In other object-oriented languages, similar mechanisms enforce opacity, though with varying degrees of strictness. In C#, classes marked as internal achieve opacity by restricting visibility to the same assembly, while private fields within those classes are hidden behind public properties or methods, supporting inheritance without exposing base class internals. Python, by contrast, employs a convention-based approach with single-underscore prefixed attributes (e.g., _private_field) to signal opacity, which is not strictly enforced by the language but respected in idiomatic code; this allows flexible inheritance where subclasses can access "private" members of parents, yet the intent of hiding remains for API users. These approaches collectively prioritize interface-driven interaction in OOP, contrasting with abstract data types by integrating opacity directly into class design rather than requiring explicit wrappers.
A representative example in Java illustrates this paradigm: consider a BankAccount class with private balance and accountNumber fields, exposed only through public methods like deposit(double amount) and getBalance(), which enforce business rules without revealing the storage mechanism. This setup allows polymorphism, as subclasses like SavingsAccount can extend the API without altering the opaque core, a capability rooted in the language's bytecode verification that prevents direct field manipulation at runtime.
Advantages and Limitations
Benefits
Opaque data types offer significant encapsulation benefits by concealing the internal representation and fields of data structures from client code, thereby safeguarding the internal state against unintended modifications and minimizing the risk of bugs, particularly in expansive codebases where direct access could lead to inconsistencies. This information hiding mechanism enforces disciplined interactions through predefined interfaces, ensuring that only authorized operations can alter the data, which aligns with principles of secure software design.[30][3]
The use of opaque data types enhances modularity and reusability in software development by decoupling the public interface from the private implementation details. Library developers can modify internal structures—such as altering field layouts or adding optimizations—without necessitating recompilation of dependent client code, thereby streamlining maintenance and version updates. This separation facilitates the creation of robust, interchangeable components that can be reused across projects, promoting efficient resource utilization and reducing development overhead.[31][3]

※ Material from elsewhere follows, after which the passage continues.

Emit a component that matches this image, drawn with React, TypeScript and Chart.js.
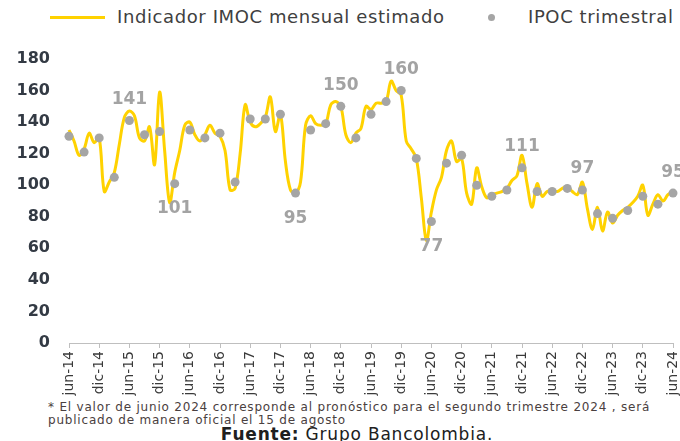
import { useEffect, useRef } from "react";
import { Chart, registerables } from "chart.js";

Chart.register(...registerables);

// ---- data ----
const monthNames = ["ene", "feb", "mar", "abr", "may", "jun", "jul", "ago", "sep", "oct", "nov", "dic"];
const firstYear = 2014;
const firstMonthIndex = 5; // jun
const monthCount = 121; // jun-14 .. jun-24

const categories: string[] = [];
for (let i = 0; i < monthCount; i++) {
  const k = firstMonthIndex + i;
  const yy = (firstYear + Math.floor(k / 12)) % 100;
  categories.push(`${monthNames[k % 12]}-${String(yy).padStart(2, "0")}`);
}

const tickLabels = [
  "jun-14", "dic-14", "jun-15", "dic-15", "jun-16", "dic-16", "jun-17", "dic-17",
  "jun-18", "dic-18", "jun-19", "dic-19", "jun-20", "dic-20", "jun-21", "dic-21",
  "jun-22", "dic-22", "jun-23", "dic-23", "jun-24",
];

// Indicador IMOC mensual estimado (monthly, jun-14 .. jun-24)
const imocMensual = [
  135, 128, 119, 123, 133, 127, 130, 96, 102, 108, 126, 143,
  147, 144, 130, 128, 137, 113, 159, 122, 89, 108, 122, 138,
  140, 132, 128, 132, 138, 133, 131, 122, 97, 98, 120, 151,
  140, 137, 139, 143, 156, 134, 145, 115, 97, 95, 102, 138,
  144, 139, 138, 139, 151, 153, 150, 132, 127, 133, 136, 150,
  148, 152, 152, 153, 166, 160, 157, 128, 123, 117, 92, 65,
  83, 97, 105, 122, 128, 115, 117, 95, 88, 111, 99, 92,
  94, 95, 96, 98, 103, 106, 119, 101, 86, 101, 93, 96,
  97, 96, 98, 99, 96, 94, 102, 85, 72, 86, 71, 83,
  76, 81, 84, 86, 89, 93, 100, 81, 88, 94, 90, 94,
  96,
];

// IPOC trimestral (quarterly: jun-14, sep-14, dic-14, ... jun-24)
const ipocTrimestral = [
  131, 121, 130, 105, 141, 132, 134, 101, 135, 130, 133, 102,
  142, 142, 145, 95, 135, 139, 150, 130, 145, 153, 160, 117,
  77, 114, 119, 100, 93, 97, 111, 96, 96, 98, 97, 82,
  79, 84, 93, 88, 95,
];

// which quarterly points carry a value label, and where
const labeledQuarters = [4, 7, 15, 18, 22, 24, 30, 34, 40];
const labelSides = ["above", "below", "below", "above", "above", "below", "above", "above", "above"];

const yTicks = { min: 0, max: 180, step: 20 };

const ipocSeries: (number | null)[] = categories.map((_, i) =>
  i % 3 === 0 ? ipocTrimestral[i / 3] : null
);

const FONT = "'DejaVu Sans', sans-serif";

const valueLabelPlugin = {
  id: "valueLabels",
  afterDatasetsDraw(chart: any) {
    const meta = chart.getDatasetMeta(0);
    const ctx = chart.ctx;
    ctx.save();
    ctx.font = `bold 17px ${FONT}`;
    ctx.fillStyle = "#a3a3a3";
    ctx.textAlign = "center";
    ctx.textBaseline = "middle";
    labeledQuarters.forEach((q, k) => {
      const el = meta.data[q * 3];
      if (!el) return;
      const v = ipocTrimestral[q];
      const dy = labelSides[k] === "above" ? -21 : 25;
      ctx.fillText(String(v), el.x, el.y + dy);
    });
    ctx.restore();
  },
};

export default function App() {
  const canvasRef = useRef<HTMLCanvasElement>(null);

  useEffect(() => {
    if (!canvasRef.current) return;
    const tickSet = new Set(tickLabels);
    const chart = new Chart(canvasRef.current, {
      type: "line",
      data: {
        labels: categories,
        datasets: [
          {
            label: "IPOC trimestral",
            data: ipocSeries,
            showLine: false,
            pointRadius: 4.5,
            pointBackgroundColor: "#a5a5a5",
            pointBorderWidth: 0,
            pointHoverRadius: 4.5,
            clip: false as any,
          },
          {
            label: "Indicador IMOC mensual estimado",
            data: imocMensual,
            borderColor: "#ffd200",
            borderWidth: 3,
            pointRadius: 0,
            tension: 0.35,
            fill: false,
            clip: false as any,
          },
        ],
      },
      options: {
        animation: false,
        responsive: false,
        events: [],
        layout: { padding: { top: 19, right: 7, left: 0, bottom: 0 } },
        plugins: {
          legend: { display: false },
          tooltip: { enabled: false },
        },
        scales: {
          x: {
            type: "category",
            offset: false,
            grid: {
              display: true,
              drawOnChartArea: false,
              drawTicks: true,
              tickLength: 5,
              color: (c: any) => (tickSet.has(categories[c.index]) ? "#bfbfbf" : "rgba(0,0,0,0)"),
              tickColor: (c: any) => (tickSet.has(categories[c.index]) ? "#bfbfbf" : "rgba(0,0,0,0)"),
            },
            border: { display: true, color: "#bfbfbf", width: 1 },
            ticks: {
              autoSkip: false,
              minRotation: 90,
              maxRotation: 90,
              padding: 3,
              color: "#3a3a3a",
              font: { family: FONT, size: 14 },
              callback: (_v: any, i: number) => (tickSet.has(categories[i]) ? categories[i] : ""),
            },
            afterFit: (s: any) => {
              s.height = 57;
              s.paddingLeft = 0;
              s.paddingRight = 0;
            },
          },
          y: {
            min: yTicks.min,
            max: yTicks.max,
            grid: { display: false, drawTicks: false },
            border: { display: false },
            ticks: {
              stepSize: yTicks.step,
              padding: 19,
              color: "#333a44",
              font: { family: FONT, size: 16, weight: "bold" },
            },
            afterFit: (s: any) => {
              s.width = 69;
              s.paddingTop = 0;
              s.paddingBottom = 0;
            },
          },
        },
      },
      plugins: [valueLabelPlugin],
    });
    return () => chart.destroy();
  }, []);

  const textColor = "#404040";

  return (
    <div
      style={{
        position: "fixed",
        left: 0,
        top: 0,
        width: 680,
        height: 441,
        background: "#ffffff",
        overflow: "hidden",
        fontFamily: FONT,
      }}
    >
      {/* legend */}
      <div style={{ position: "absolute", left: 50, top: 16, width: 55, height: 3, background: "#ffd200" }} />
      <div
        style={{
          position: "absolute",
          left: 117,
          top: 6,
          fontSize: 18,
          lineHeight: "22px",
          letterSpacing: 0.6,
          color: textColor,
          whiteSpace: "nowrap",
        }}
      >
        Indicador IMOC mensual estimado
      </div>
      <div
        style={{
          position: "absolute",
          left: 488,
          top: 14,
          width: 7,
          height: 7,
          borderRadius: "50%",
          background: "#a5a5a5",
        }}
      />
      <div
        style={{
          position: "absolute",
          left: 528,
          top: 6,
          fontSize: 18,
          lineHeight: "22px",
          letterSpacing: 0.6,
          color: textColor,
          whiteSpace: "nowrap",
        }}
      >
        IPOC trimestral
      </div>

      <canvas
        ref={canvasRef}
        width={680}
        height={360}
        style={{ position: "absolute", left: 0, top: 40, width: 680, height: 360 }}
      />

      {/* footnote */}
      <div
        style={{
          position: "absolute",
          left: 48,
          top: 401,
          fontSize: 12,
          lineHeight: "13px",
          letterSpacing: 0.8,
          color: "#4a4040",
          whiteSpace: "nowrap",
        }}
      >
        * El valor de junio 2024 corresponde al pronóstico para el segundo trimestre 2024 , será
        <br />
        publicado de manera oficial el 15 de agosto
      </div>
      <div
        style={{
          position: "absolute",
          left: 0,
          width: 714,
          top: 425,
          textAlign: "center",
          fontSize: 17,
          lineHeight: "19px",
          letterSpacing: 0.8,
          color: "#202020",
          whiteSpace: "nowrap",
        }}
      >
        <b>Fuente:</b> Grupo Bancolombia.
      </div>
    </div>
  );
}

Opaque data types foster abstraction, enabling developers to concentrate on the intended functionality ("what" the type does) rather than its underlying mechanics ("how" it is implemented), which clarifies code intent and bolsters team collaboration. By abstracting away complexity, these types improve overall code readability and maintainability, allowing diverse team members to interact with modules without needing intimate knowledge of their internals. Often realized through techniques like opaque pointers, this abstraction level supports scalable software architectures.[30][3]
In environments requiring long-term stability, such as operating system APIs, opaque data types are crucial for preserving binary compatibility, especially in plugin systems or dynamic libraries where internal evolutions must not disrupt existing binaries. For instance, in Windows APIs, opaque handles abstract device-specific data structures, permitting flexible internal management while ensuring seamless integration for third-party extensions without ABI breakage. This capability is vital for ecosystem-wide interoperability and backward compatibility in production software.[32][30]
Drawbacks
One major drawback of opaque data types is the difficulty in debugging, as the hidden internals prevent direct inspection of the data structure's state during development or troubleshooting, often necessitating specialized tools, extensive logging, or access to the implementation source code.[33] This lack of visibility can prolong defect identification and resolution, particularly in complex systems where the opaque type is used extensively.[33]
Another challenge is the potential performance overhead associated with opaque data types, stemming from the need for indirect access through accessor functions rather than direct field manipulation, which introduces function call latencies and additional pointer dereferences.[30] Although optimizations can mitigate this in some cases, such as inline functions or compiler-specific enhancements, the indirection generally adds computational cost compared to transparent structures.[30]
The reliance on opaque data types also steepens the learning curve for developers, who must depend entirely on interface documentation and provided functions to interact with the type, without the ability to examine its layout for intuitive understanding or experimentation.[29] This can increase initial development time and error rates, especially for teams unfamiliar with the library or module.
In languages like C, opaque pointers offer incomplete type safety protections, as they are essentially incomplete struct pointers that can be freely cast to void* or other types, enabling misuse such as invalid operations or memory corruption without compiler intervention. This vulnerability arises because C's type system does not enforce strict checks on opaque handles, heightening the risk of runtime errors in user code.